User=0day considered harmful in systemd
User=0day considered harmful in systemd
Posted Jul 14, 2017 16:57 UTC (Fri) by jspaleta (subscriber, #50639)In reply to: User=0day considered harmful in systemd by mchapman
Parent article: User=0day considered harmful in systemd
That seems reasonable. As a short hand I'll refer to this subclass as "sensitive directives"
Question the first:
Would it make sense to give local admins the ability to extend the set of sensitive directives with more directives of their choosing?
The commit comment refers to other supplemental directives that can't be guaranteed to parse correctly across all system configurations in the general case from a unit writer perspective.
I would think however that a local admin may want to use their discretion and local system knowledge to treat specific supplemental directives as sensitive and have the units fail to start if the directives fail to parse to avoid unexpected behavior.
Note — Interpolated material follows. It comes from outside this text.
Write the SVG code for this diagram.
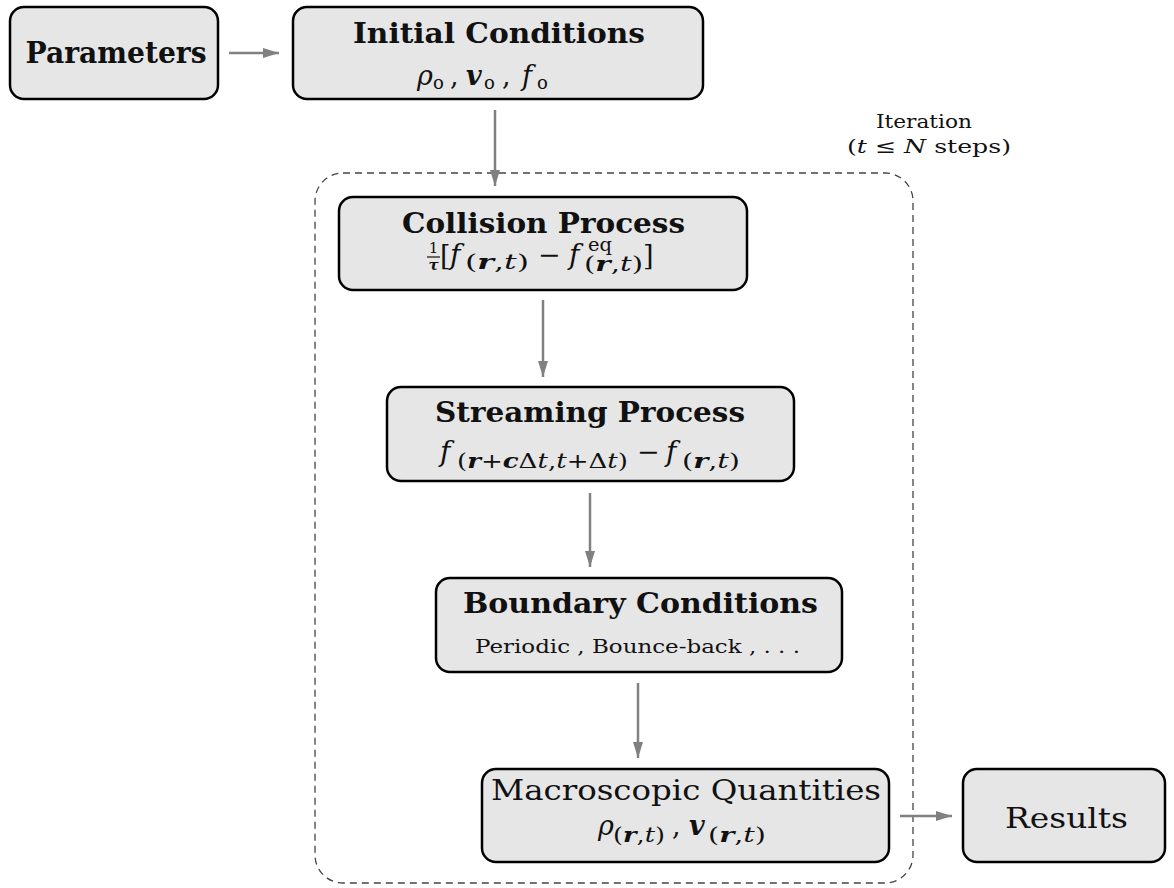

I would also naively think that distributors who are supplying unit files to end users might find it useful to use some automation and audit for parse errors on a much larger set of directives. Since these distributors generally set the compile options, they are in the best position to test to make sure supplemental directives outside the default set of sensitive directives fire correctly.
Question the second:
What's the best practice for local admins/unit writers/distribution integrator to be notified of directive parse errors in the unit files on system? Is there a way to automatically audit the disabled/inactive units for these sorts of errors?
Question the third:
Should this be taken further and create a subclass of directives for local admins to populate which much be present and parse correctly in all units?